In these two parables, we are not the shepherd or the woman seeking the lost.  We are not even the ninety-nine sheep or the nine coins.  We—you, me, and every person who has ever lived and who will ever live—are the lost sheep and the lost coin.  When we understand that, then these two parables make perfect sense. 

God is the shepherd and the woman, so crazy about us, that God would go to drastic lengths to seek and find us.  God the Son would leave the angelic hosts in heaven—who need no repentance—in order to come to earth to seek not the healthy or the righteous, but the sick and the sinner.  That’s why the shepherd, the woman, and God pay no attention to the sheep or the coins who do not need to repent.  In fact, there has never been any mere human being who did not need to repent.  That’s why heaven and the angels do not rejoice over them, because simply, they do not exist!  We are all lost, all sinners.  But when God finds us, and when we accept that fact, then watch out!  Because there’ll be a lot of rejoicing, a lot of celebrating, a lot of partying going down in heaven! 
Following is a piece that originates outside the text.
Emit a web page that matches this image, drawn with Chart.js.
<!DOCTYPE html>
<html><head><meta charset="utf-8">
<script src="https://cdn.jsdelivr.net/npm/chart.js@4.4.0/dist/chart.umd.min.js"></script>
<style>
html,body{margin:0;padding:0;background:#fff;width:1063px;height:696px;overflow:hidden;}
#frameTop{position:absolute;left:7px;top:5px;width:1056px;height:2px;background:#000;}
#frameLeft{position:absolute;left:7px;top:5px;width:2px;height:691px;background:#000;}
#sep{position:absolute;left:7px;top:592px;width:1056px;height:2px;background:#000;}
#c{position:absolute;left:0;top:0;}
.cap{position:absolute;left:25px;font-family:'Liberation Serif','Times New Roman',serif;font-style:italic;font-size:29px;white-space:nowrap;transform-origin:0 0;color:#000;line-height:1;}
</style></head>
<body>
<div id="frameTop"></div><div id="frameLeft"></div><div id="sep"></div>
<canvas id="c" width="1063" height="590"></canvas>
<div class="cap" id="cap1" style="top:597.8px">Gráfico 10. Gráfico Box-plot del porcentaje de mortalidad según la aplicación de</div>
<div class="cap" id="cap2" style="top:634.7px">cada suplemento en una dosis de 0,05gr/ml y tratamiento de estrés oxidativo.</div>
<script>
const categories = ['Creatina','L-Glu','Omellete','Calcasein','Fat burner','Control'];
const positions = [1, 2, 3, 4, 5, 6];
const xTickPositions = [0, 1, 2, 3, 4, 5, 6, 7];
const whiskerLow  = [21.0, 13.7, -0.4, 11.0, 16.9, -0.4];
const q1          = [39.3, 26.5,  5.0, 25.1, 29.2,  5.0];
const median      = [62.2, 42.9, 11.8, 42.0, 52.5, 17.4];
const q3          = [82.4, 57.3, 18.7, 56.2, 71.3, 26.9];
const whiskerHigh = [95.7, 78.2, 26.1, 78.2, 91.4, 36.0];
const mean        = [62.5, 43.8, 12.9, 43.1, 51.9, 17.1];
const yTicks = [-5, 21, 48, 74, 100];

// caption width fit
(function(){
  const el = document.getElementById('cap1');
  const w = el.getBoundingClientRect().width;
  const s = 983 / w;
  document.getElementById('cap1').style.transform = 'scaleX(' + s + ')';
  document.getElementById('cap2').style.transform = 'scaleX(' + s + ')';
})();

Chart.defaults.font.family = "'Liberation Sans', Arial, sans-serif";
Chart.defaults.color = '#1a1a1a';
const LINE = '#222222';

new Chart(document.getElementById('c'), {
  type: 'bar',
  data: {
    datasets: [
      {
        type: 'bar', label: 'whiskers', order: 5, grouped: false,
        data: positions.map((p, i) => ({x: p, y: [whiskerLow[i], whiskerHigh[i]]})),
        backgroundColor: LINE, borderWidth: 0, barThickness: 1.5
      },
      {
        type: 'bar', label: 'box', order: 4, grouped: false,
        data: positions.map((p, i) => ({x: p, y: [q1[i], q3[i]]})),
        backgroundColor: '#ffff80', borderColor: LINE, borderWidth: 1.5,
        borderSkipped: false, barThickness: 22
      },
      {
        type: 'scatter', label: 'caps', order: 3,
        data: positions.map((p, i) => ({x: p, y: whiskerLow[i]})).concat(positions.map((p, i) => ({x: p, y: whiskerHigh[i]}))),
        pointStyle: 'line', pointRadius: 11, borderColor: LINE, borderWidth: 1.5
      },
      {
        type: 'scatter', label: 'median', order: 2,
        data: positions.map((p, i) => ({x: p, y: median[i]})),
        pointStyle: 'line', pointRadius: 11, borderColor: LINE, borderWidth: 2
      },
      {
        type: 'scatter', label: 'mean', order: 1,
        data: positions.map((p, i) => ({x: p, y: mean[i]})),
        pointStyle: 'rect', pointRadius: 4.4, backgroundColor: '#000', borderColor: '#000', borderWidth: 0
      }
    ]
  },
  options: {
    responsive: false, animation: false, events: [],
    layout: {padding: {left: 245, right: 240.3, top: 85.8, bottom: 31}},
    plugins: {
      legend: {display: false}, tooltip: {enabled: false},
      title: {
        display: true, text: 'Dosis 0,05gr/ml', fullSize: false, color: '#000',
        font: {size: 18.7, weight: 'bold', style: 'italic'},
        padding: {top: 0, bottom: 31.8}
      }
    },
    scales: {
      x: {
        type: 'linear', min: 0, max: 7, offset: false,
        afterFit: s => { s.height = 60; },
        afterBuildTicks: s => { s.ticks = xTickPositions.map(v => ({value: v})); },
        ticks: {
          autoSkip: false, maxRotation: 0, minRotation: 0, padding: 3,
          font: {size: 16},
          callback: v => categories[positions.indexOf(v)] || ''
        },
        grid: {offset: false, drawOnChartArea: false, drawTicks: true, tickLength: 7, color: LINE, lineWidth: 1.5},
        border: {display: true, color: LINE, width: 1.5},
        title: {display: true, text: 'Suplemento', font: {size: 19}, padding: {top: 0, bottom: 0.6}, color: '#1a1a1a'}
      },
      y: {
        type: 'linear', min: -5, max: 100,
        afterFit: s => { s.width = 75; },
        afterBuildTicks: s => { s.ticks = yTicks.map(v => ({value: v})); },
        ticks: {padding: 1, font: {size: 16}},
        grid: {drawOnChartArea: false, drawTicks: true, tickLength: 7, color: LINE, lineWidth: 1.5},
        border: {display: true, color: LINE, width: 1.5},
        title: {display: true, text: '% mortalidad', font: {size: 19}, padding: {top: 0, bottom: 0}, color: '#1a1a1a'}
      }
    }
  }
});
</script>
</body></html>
But do you think everyone is happy?  Unfortunately, no.  It seems like with every party, there are party-poopers.  The party poopers in our Gospel passage were the Pharisees and the teachers of the law.  In Luke 15 verses one and two, they muttered against Jesus: “Now the tax collectors and “sinners” were all gathering around to hear Jesus.  But the Pharisees and the teachers of the law muttered, ‘This man welcomes sinners and eats with them.’”  Jesus found the lost and was welcoming them and celebrating with them, and these religious insiders were not happy.  They were the establishment, the keeper of the traditions, the faithful churchgoers of their day who probably felt that Jesus was paying more attention to sinners than he was to them.  Those who thought they were righteous wanted sinners to repent.  In this parable, Jesus was also inviting those who thought they were righteous to repent, to change their minds about just how righteous they thought they were.  If they too can see themselves as the lost sheep, then they too will be sought out by the Good Shepherd.  They too will be the recipient of rejoicing and the celebration.  Scholar and priest Robert Farrar Capon says that, in these two parables, what drives the way God treats us is not our sins or our problems. What drives God’s behavior is His own need to find us.[2] 
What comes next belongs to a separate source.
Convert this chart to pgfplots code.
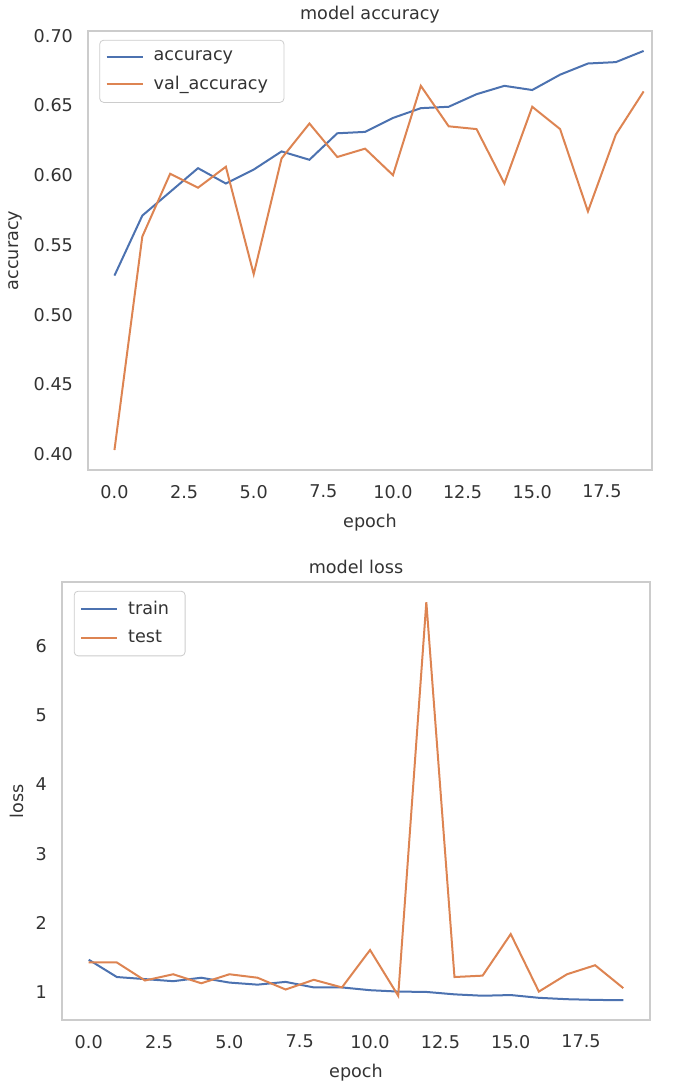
\documentclass[border=0pt]{standalone}
\usepackage{pgfplots}
\pgfplotsset{compat=1.18}
\usepackage{fontspec}
\setmainfont{DejaVu Sans}
\definecolor{sbblue}{HTML}{4C72B0}
\definecolor{sborange}{HTML}{DD8452}
\definecolor{frame}{HTML}{CCCCCC}
\definecolor{txt}{HTML}{333333}
\pgfplotsset{
  myax/.style={
    scale only axis,
    anchor=south west,
    axis line style={frame, line width=0.8pt},
    major tick length=0pt,
    tick style={draw=none},
    font=\fontsize{8.8}{10.5}\selectfont,
    /pgf/number format/assume math mode=true,
    ticklabel style={text=txt},
    label style={text=txt},
    title style={text=txt, yshift=-5.5pt},
    xticklabel style={yshift=-4pt},
    yticklabel style={xshift=-4pt},
    ylabel style={yshift=-1pt},
    xlabel style={yshift=-1pt},
    xtick={0,2.5,...,17.5},
    xticklabel style={/pgf/number format/.cd, fixed, fixed zerofill, precision=1},
    legend cell align=left,
    legend style={at={(0.02,0.98)}, anchor=north west, draw=frame, rounded corners=2pt, text=txt, row sep=2.5pt, inner sep=3pt, nodes={inner xsep=5pt}},
    legend image code/.code={\draw[#1] (0pt,0pt) -- (18pt,0pt);},
    every axis plot/.append style={line width=1pt},
  }
}
\begin{document}
\begin{tikzpicture}
\path[use as bounding box] (0,0) rectangle (342.5pt,544.5pt);
\begin{axis}[myax,
  at={(44pt,309.5pt)}, width=282pt, height=219.5pt,
  xmin=-0.95, xmax=19.3, ymin=0.3887, ymax=0.7033,
  ytick={0.40,0.45,...,0.701},
  yticklabel style={/pgf/number format/.cd, fixed, fixed zerofill, precision=2},
  title={model accuracy}, xlabel={epoch}, ylabel={accuracy},
]
\addplot[sbblue] coordinates {
(0,0.528) (1,0.571) (2,0.588) (3,0.605) (4,0.594) (5,0.604) (6,0.617) (7,0.611) (8,0.630) (9,0.631)
(10,0.641) (11,0.648) (12,0.649) (13,0.658) (14,0.664) (15,0.661) (16,0.672) (17,0.680) (18,0.681) (19,0.689)};
\addlegendentry{accuracy}
\addplot[sborange] coordinates {
(0,0.403) (1,0.556) (2,0.601) (3,0.591) (4,0.606) (5,0.529) (6,0.612) (7,0.637) (8,0.613) (9,0.619)
(10,0.600) (11,0.664) (12,0.635) (13,0.633) (14,0.594) (15,0.649) (16,0.633) (17,0.574) (18,0.629) (19,0.660)};
\addlegendentry{val\_accuracy}
\end{axis}
\begin{axis}[myax,
  at={(31pt,34.5pt)}, width=294pt, height=219pt,
  xmin=-0.95, xmax=19.95, ymin=0.6, ymax=6.92,
  ytick={1,2,...,6},
  title={model loss}, xlabel={epoch}, ylabel={loss},
]
\addplot[sbblue] coordinates {
(0,1.47) (1,1.22) (2,1.19) (3,1.16) (4,1.21) (5,1.14) (6,1.11) (7,1.15) (8,1.07) (9,1.07)
(10,1.03) (11,1.01) (12,1.005) (13,0.97) (14,0.95) (15,0.96) (16,0.92) (17,0.90) (18,0.89) (19,0.885)};
\addlegendentry{train}
\addplot[sborange] coordinates {
(0,1.43) (1,1.43) (2,1.17) (3,1.26) (4,1.13) (5,1.26) (6,1.21) (7,1.04) (8,1.18) (9,1.07)
(10,1.61) (11,0.95) (12,6.63) (13,1.22) (14,1.24) (15,1.84) (16,1.01) (17,1.26) (18,1.39) (19,1.06)};
\addlegendentry{test}
\end{axis}
\end{tikzpicture}
\end{document}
The film Finding Nemo is an animated story of a father’s search for his son. The father, a fish named Marlin, teams up with another fish named Dory to find little Nemo.  While diving off the coast of Sydney, Australia, a dentist captured Nemo and placed him in a fish tank in his office.   Nemo thinks his father has forgotten about him and that he’ll never see him again.  But one day a pelican named Nigel lands in the window of the dentist office and begins to tell Nemo an amazing story.

“Nemo! Your father’s been fighting the entire ocean looking for you!” reports Nigel.

“My father?” Nemo incredulously asks.

“Oh, yeah! He’s been battling sharks and jellyfish,” Nigel recounts.

“It’s my dad! He took on a shark!” proudly exclaims Nemo.

Nigel says, “I heard he took on three.”

Nemo is dumbfounded, “Three?”

Nigel explains, “You see, kid. After you were taken, your dad started swimming like a maniac. He took on three sharks.  He battled an entire jellyfish forest. Now he’s riding a bunch of sea turtles on the east Australian current, and the word is he’s headed this way right now to Sydney.”

“What a great daddy!” Nemo says.

In God, we too have a great parent who is looking for us.  In these two parables, God gives us a portrait of a love that seeks us out.  In response, we are simply invited to acknowledge that we are lost, to accept the fact that we have been found, to join in the Lost and Found Party.  Will we accept the invitation?  Amen.